The Bottleneck in Adding More Cores
Dual and quad-core processors have exhibited considerable improvement over conventional ones. However, the rate of improvement has diminished as more and more cores have been added. This is somehow due to the fact that maintaining cache coherency between the cores is challenging. Simply put, cache coherency ensures that the cores are on the same page.
In a multicore processor, each core has a small cache to store its frequently used data. There's also a large shared cache for the whole processor. All the cores of the processor can gain access to this shared memory. Since a number of cores may work simultaneously on the shared data, it is necessary to keep track of the data updates and the version of the shared data that a certain core has taken.
It's clear that managing this process needs a relatively large memory and some computational resources. In a 64-core processor the memory to maintain cache coherency, called "directory memory", takes up almost 12% of the shared cache. As the number of cores increases, the percentage would go up from there.
Last year, MIT researchers proposed a method, called Tardis (after British sci-fi show, Doctor Who), which could significantly reduce the size of the required directory memory. Despite the conventional methods in which the size of the directory’s memory is proportional to the number of cores, the memory used in Tardis increases only with the logarithm of the number of cores.
Cache coherency not only requires a sizeable memory but also some computational effort. Since the processor becomes busy maintaining cache coherency, it cannot reach its potential capability in solving the problem in hand. While Tardis aims at reducing the required memory, a recent study, done by a group of researchers at North Carolina State University and at Intel, aims at expediting the process by establishing a high-speed reliable communication between the cores.
Core-to-core communication becomes more and more important as the number of cores increases. For example, communication between the 18 cores of the Intel Haswell-EX Xeon E7 V3 processor is a real challenge. According to Yan Solihin, a professor of electrical and computer engineering at North Carolina State University involved in the study, communications between cores is becoming the bottleneck of multicore processors.
The compact layout of today's processors. Image courtesy of IEEE.
Moving from Software to Hardware
Recently, various research teams have proposed designs which achieve speed improvements by offloading frequently used functions of the system from software to hardware implementations. For example, with the end of Moore’s law, Microsoft has resorted to implementing some AI algorithms of its servers on FPGAs rather than on software.
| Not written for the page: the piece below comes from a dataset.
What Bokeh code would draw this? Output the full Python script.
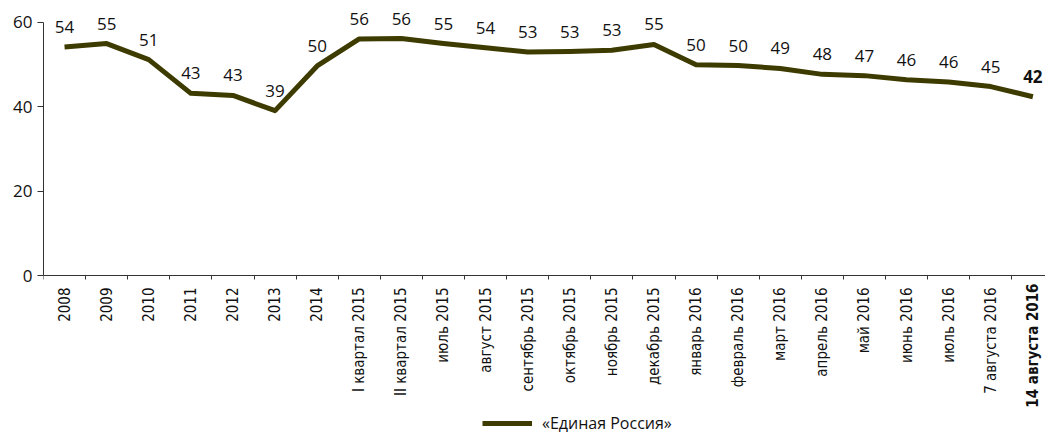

With FPGA-based servers, the company claims that, for a given transistor performance, it is still possible to achieve speed improvements well until 2030.
While Microsoft has applied this technique to expedite its servers, Solihin's team has proposed hardware implementations to accelerate the core-to-core communication in a multicore processor. According to Solihin, there is only one way to improve performance by improving energy efficiency: moving from software to hardware. He adds that the main challenge is in figuring out if a particular function is used frequently enough to be implemented in hardware or not.
A Solution: The Hardware Queue
Currently, the core-to-core communication is performed by sending and receiving software commands between cores. Therefore, the processor needs to allocate a considerable part of its computational resources to executing these software commands.
Solihin’s team has proposed employing a hardware queue instead of a software one. The technique, called Queue Management Device (or QMD for short), was tested on a 16-core processor. In this case, packet processing—which is frequently performed on network nodes—was expedited by a factor of 20 compared to the conventional software-based designs. The study shows that as the number of the cores increases the speed improvement of QMD becomes even more pronounced.
Srini Devadas, an MIT expert in cache control systems who was involved in Tardis, notes that QMD has near-term potential and Intel needs to add a small piece of hardware to achieve a significant improvement. On the contrary, Tardis is a radical approach which can be used in processors further in the future.
Although Intel researchers have not commented on commercializing QMD in the near future, they are investigating its potential and we can expect that soon multicore processing will be even more powerful.